Mr. Wilson did a little research and found out that in Louisiana the process was different.   If we could get my dad to visit his Mr. Wilson's home in Louisiana, we could call the local coroner, who could have him committed for 24 hours for examination.    I decided that it would be less scary for him to go through the courts in Texas, though.   I had no idea the process would take eight long months.

So, I called Mr. Wilson's lawyer friend and he agreed to take the case.   He told me it would not be easy, but it was possible.

A few weeks later, we were awakened by our second November big phone call at 2:00 in the morning.   It was from the owner of a car repair garage in east Texas.   My dad showed up at his garage, confused and disoriented.   He asked my dad if there was someone he could call and my dad found my number in his wallet, thanks be to God.   He was trying to visit his brother in Oklahoma for Thanksgiving and had gotten lost.   My dad, the former boy scout, who could always correctly name orientations and could find his way anywhere.   I called my lawyer, who lived within an hour of the garage, and he went and picked up my dad.

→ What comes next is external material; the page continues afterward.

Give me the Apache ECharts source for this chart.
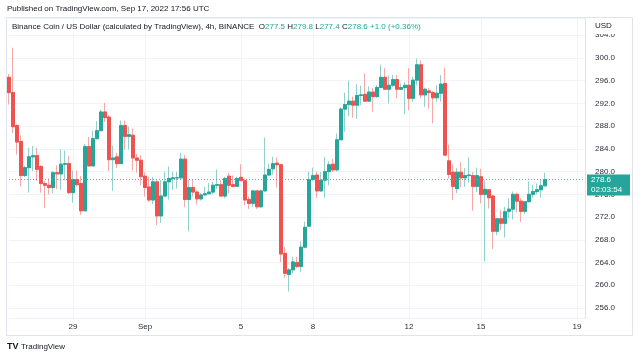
<!DOCTYPE html>
<html><head><meta charset="utf-8">
<script src="https://cdn.jsdelivr.net/npm/echarts@6/dist/echarts.min.js"></script>
<style>html,body{margin:0;padding:0;background:#fff}#c{width:640px;height:359px}</style>
</head><body><div id="c"></div>
<script>
// 4h candles, BNB/USD, from 2022-08-26 08:00 UTC
const opens = [296.6,293.9,288.1,285.3,279.3,280.7,282.6,282.8,280.9,277.9,277.6,277.2,279.8,279.6,281.3,281.4,276.3,278.6,277.9,273.1,
284.4,281.0,285.8,287.2,290.5,289.6,282.1,282.6,281.4,288.1,286.2,286.4,282.4,282.0,279.2,277.3,275.0,278.2,272.2,275.7,
278.2,278.8,278.9,278.9,282.2,275.1,277.2,276.4,275.2,275.9,276.1,276.4,277.6,277.7,275.7,279.2,277.7,277.4,279.0,278.4,
275.1,274.4,276.6,273.8,276.6,279.4,280.5,281.5,281.2,265.6,261.9,262.7,264.0,263.3,266.7,270.4,278.6,279.4,276.6,278.5,
280.0,281.3,280.3,285.6,291.0,291.8,292.4,291.7,293.4,293.6,292.4,294.0,293.2,294.8,296.6,294.5,295.2,296.2,294.5,294.8,
295.2,292.9,296.1,298.8,293.5,294.2,293.9,293.0,293.8,295.5,281.9,279.9,277.0,279.9,278.9,279.3,279.3,277.4,279.1,276.0,
276.8,275.7,269.5,271.7,270.9,273.0,273.4,276.0,274.8,273.0,274.7,276.0,276.5,276.8,277.5];
const closes = [293.9,287.9,285.2,279.3,280.7,282.6,282.8,280.4,277.9,277.6,277.2,279.8,279.6,281.3,281.4,276.3,278.6,277.7,273.1,284.4,
281.0,285.8,287.2,290.5,289.5,282.1,282.4,281.4,288.1,286.2,286.5,282.4,282.0,279.1,277.2,275.0,278.2,272.2,275.7,278.2,
278.8,278.9,278.9,282.2,275.1,277.2,276.4,275.2,275.9,276.1,276.4,277.6,277.7,275.7,278.8,277.6,277.4,278.8,278.4,275.0,
274.4,276.6,273.8,276.6,279.4,280.4,281.4,281.2,265.5,262.1,262.7,264.1,263.3,266.7,270.2,278.6,279.3,276.6,278.5,280.0,
281.2,280.3,285.6,291.0,291.8,292.4,291.7,293.4,293.5,292.4,294.0,293.2,294.8,296.6,294.5,295.2,296.2,294.5,294.8,295.2,
292.9,296.1,298.8,293.5,294.5,293.9,293.0,293.8,295.4,282.9,279.5,277.4,279.9,278.9,279.3,279.4,277.4,279.3,276.0,276.9,
275.4,269.5,271.7,270.9,272.95,273.4,276.0,274.8,273.0,274.7,276.0,276.5,276.8,277.5,278.6];
const lows = [291.8,286.8,283.0,277.4,279.1,276.3,280.1,278.3,276.3,273.6,276.0,276.2,276.9,276.8,278.5,276.0,274.5,277.4,272.4,273.1,
280.9,281.0,285.7,287.2,288.7,280.1,276.6,280.6,281.4,283.9,283.9,280.2,279.8,277.6,275.6,274.7,274.3,270.6,271.0,275.5,
275.1,276.8,277.0,278.7,273.8,269.5,275.6,274.2,274.9,275.7,276.1,276.0,276.9,275.6,275.3,276.2,277.2,277.3,278.4,274.1,
273.4,273.8,273.4,273.7,276.5,279.3,279.5,277.2,264.1,261.3,258.9,262.1,263.0,262.3,266.5,270.3,278.3,275.4,276.5,275.4,
277.6,279.9,280.0,285.6,287.0,289.8,289.5,289.3,291.7,292.3,292.3,290.6,293.0,294.7,294.4,292.0,294.9,292.9,294.4,290.1,
290.8,292.3,295.2,292.9,291.4,291.1,288.5,292.3,292.3,282.9,278.8,275.0,276.2,277.2,277.3,278.1,273.1,276.4,274.4,264.2,
273.5,266.4,268.8,269.7,268.4,271.8,271.6,272.8,271.1,272.5,274.7,275.4,276.0,275.4,277.4];
const highs = [297.2,301.8,288.3,286.4,281.0,284.2,284.5,284.2,281.1,278.3,278.8,280.1,281.1,283.9,283.7,282.8,280.2,280.2,279.2,284.9,
286.1,287.2,288.9,290.9,292.1,289.9,284.6,283.3,289.0,289.0,287.9,287.6,283.1,282.9,279.9,279.1,279.1,278.5,278.5,280.0,
280.9,280.0,280.0,283.3,282.9,278.5,278.5,276.7,276.2,277.3,278.0,278.2,280.4,278.5,279.1,279.8,279.3,279.1,281.3,278.8,
275.6,276.8,276.8,276.8,286.0,281.4,282.6,282.5,281.3,266.7,263.0,265.0,265.0,267.7,271.2,280.0,280.7,280.0,279.9,282.6,
281.8,282.2,286.7,291.3,293.9,296.0,293.2,295.4,295.1,297.3,295.0,294.7,295.2,298.8,298.2,296.9,297.0,297.0,295.5,295.8,
298.2,296.7,299.9,299.6,294.8,294.7,294.2,295.2,297.0,298.3,284.7,281.3,280.6,281.7,280.6,282.5,279.9,280.7,280.5,278.5,
276.9,275.9,271.8,273.2,273.8,275.3,276.5,276.3,275.3,274.8,278.3,277.7,277.9,278.5,279.8];
const tickDates = ['2022-08-29 00:00','2022-09-01 00:00','2022-09-05 00:00','2022-09-08 00:00','2022-09-12 00:00','2022-09-15 00:00','2022-09-19 00:00'];
const tickTexts = ['29','Sep','5','8','12','15','19'];
const lastPrice = 278.6;
const countdown = '02:03:54';
const priceTicks = [256,260,264,268,272,276,280,284,288,292,296,300,304];

const FONT = '"Liberation Sans", Arial, sans-serif';
const UP = '#26a69a', DOWN = '#ef5350';
const UP_W = '#93d2cc', DOWN_W = '#f6a9a7';

// time categories every 4 hours (axis slots, incl. empty right margin)
const pad = n => String(n).padStart(2, '0');
const categories = [];
const t0 = Date.UTC(2022, 7, 26, 8);
for (let i = 0; i < 145; i++) {
  const d = new Date(t0 + i * 4 * 3600 * 1000);
  categories.push(d.getUTCFullYear() + '-' + pad(d.getUTCMonth() + 1) + '-' + pad(d.getUTCDate()) + ' ' + pad(d.getUTCHours()) + ':00');
}
const tickMap = {};
tickDates.forEach((d, k) => tickMap[d] = tickTexts[k]);
const isTick = (i) => tickMap[categories[i]] !== undefined;

const full = opens.map((o, i) => [o, closes[i], lows[i], highs[i]]);
const bodies = opens.map((o, i) => [o, closes[i], Math.min(o, closes[i]), Math.max(o, closes[i])]);

const chart = echarts.init(document.getElementById('c'), null, {renderer: 'canvas'});
const option = {
  animation: false,
  backgroundColor: '#ffffff',
  textStyle: {fontFamily: FONT},
  grid: {left: 9, right: 55, top: 18, bottom: 41},
  xAxis: {
    type: 'category', data: categories, boundaryGap: false,
    axisLine: {show: true, lineStyle: {color: '#eef0f5'}},
    axisTick: {show: false},
    axisLabel: {interval: (i) => isTick(i), formatter: (v) => tickMap[v] || '', fontSize: 8, color: '#2a2e39', margin: 5, fontFamily: FONT},
    splitLine: {show: true, interval: (i) => isTick(i), lineStyle: {color: '#f0f3fa', width: 1}}
  },
  yAxis: {
    type: 'value', position: 'right', scale: true,
    min: 254.23, max: 307.04, minInterval: 4, maxInterval: 4, splitNumber: 13,
    axisLine: {show: true, lineStyle: {color: '#e0e3eb'}},
    axisTick: {show: false},
    axisLabel: {
      fontSize: 8, color: '#2a2e39', margin: 10, fontFamily: FONT,
      formatter: (v) => priceTicks.some(p => Math.abs(p - v) < 1e-6) ? v.toFixed(1) : ''
    },
    splitLine: {show: true, lineStyle: {color: '#f0f3fa', width: 1}}
  },
  series: [
    {
      type: 'candlestick', name: 'wicks', data: full, barWidth: 3,
      itemStyle: {color: UP_W, color0: DOWN_W, borderColor: UP_W, borderColor0: DOWN_W, borderWidth: 1},
      emphasis: {disabled: true}, silent: true
    },
    {
      type: 'candlestick', name: 'BNBUSD', data: bodies, barWidth: 3,
      itemStyle: {color: UP, color0: DOWN, borderColor: UP, borderColor0: DOWN, borderWidth: 1},
      emphasis: {disabled: true}, silent: true,
      markLine: {
        silent: true, symbol: ['none', 'none'], animation: false,
        label: {show: false},
        lineStyle: {color: '#3fb0a5', type: [1, 2], width: 1, opacity: 0.9},
        data: [{yAxis: lastPrice}]
      }
    }
  ]
};
chart.setOption(option);

const py = chart.convertToPixel({yAxisIndex: 0}, lastPrice);
chart.setOption({
  graphic: [
    {type: 'rect', shape: {x: 6.5, y: 17.5, width: 626, height: 318}, style: {fill: 'none', stroke: '#e0e3eb', lineWidth: 1}, z: 50, silent: true},
    {type: 'rect', shape: {x: 587, y: 18.5, width: 45, height: 15.5}, style: {fill: '#ffffff'}, z: 60, silent: true},
    {type: 'text', x: 595, y: 26, style: {text: 'USD', font: '8px ' + FONT, fill: '#131722', textVerticalAlign: 'middle'}, z: 61},
    {type: 'text', x: 7, y: 9, style: {text: 'Published on TradingView.com, Sep 17, 2022 17:56 UTC', font: '8px ' + FONT, fill: '#131722', textVerticalAlign: 'middle'}, z: 61},
    {type: 'text', x: 12, y: 27, z: 61, style: {
      text: 'Binance Coin / US Dollar (calculated by TradingView), 4h, BINANCE  {k|O}{v|277.5} {k|H}{v|279.8} {k|L}{v|277.4} {k|C}{v|278.6} {v|+1.0 (+0.36%)}',
      font: '8px ' + FONT, fill: '#131722', textVerticalAlign: 'middle',
      rich: {k: {fill: '#131722', font: '8px ' + FONT}, v: {fill: UP, font: '8px ' + FONT}}
    }},
    {type: 'rect', shape: {x: 587, y: py - 5, width: 43, height: 21}, style: {fill: UP}, z: 70, silent: true},
    {type: 'text', x: 591, y: py, style: {text: lastPrice.toFixed(1), font: '8px ' + FONT, fill: '#ffffff', textVerticalAlign: 'middle'}, z: 71},
    {type: 'text', x: 591, y: py + 10, style: {text: countdown, font: '8px ' + FONT, fill: '#ffffff', textVerticalAlign: 'middle'}, z: 71},
    {type: 'text', x: 7, y: 347, style: {text: 'TV', font: 'bold 9px ' + FONT, fill: '#131722', textVerticalAlign: 'middle'}, z: 61},
    {type: 'text', x: 21, y: 347, style: {text: 'TradingView', font: '8px ' + FONT, fill: '#131722', textVerticalAlign: 'middle'}, z: 61}
  ]
});
</script>
</body></html>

He said it was a sad sight to see him, there, in the cold, on the steps, looking like a lost child.   He said we were lucky the mechanic was a good man because someone could have really taken advantage of my dad in that state.   My dad  didn't even question the lawyer, whom he'd never met.   He just got in the car with him and let him take him home.   My dad was just 68; I was just 31.   Mama was gone and my dad was disappearing, normalcy flickering in and out.   And I was a new mom, only recently become stay-at-home mom, frightened of what lay ahead with the strong anchor of my mother gone forever.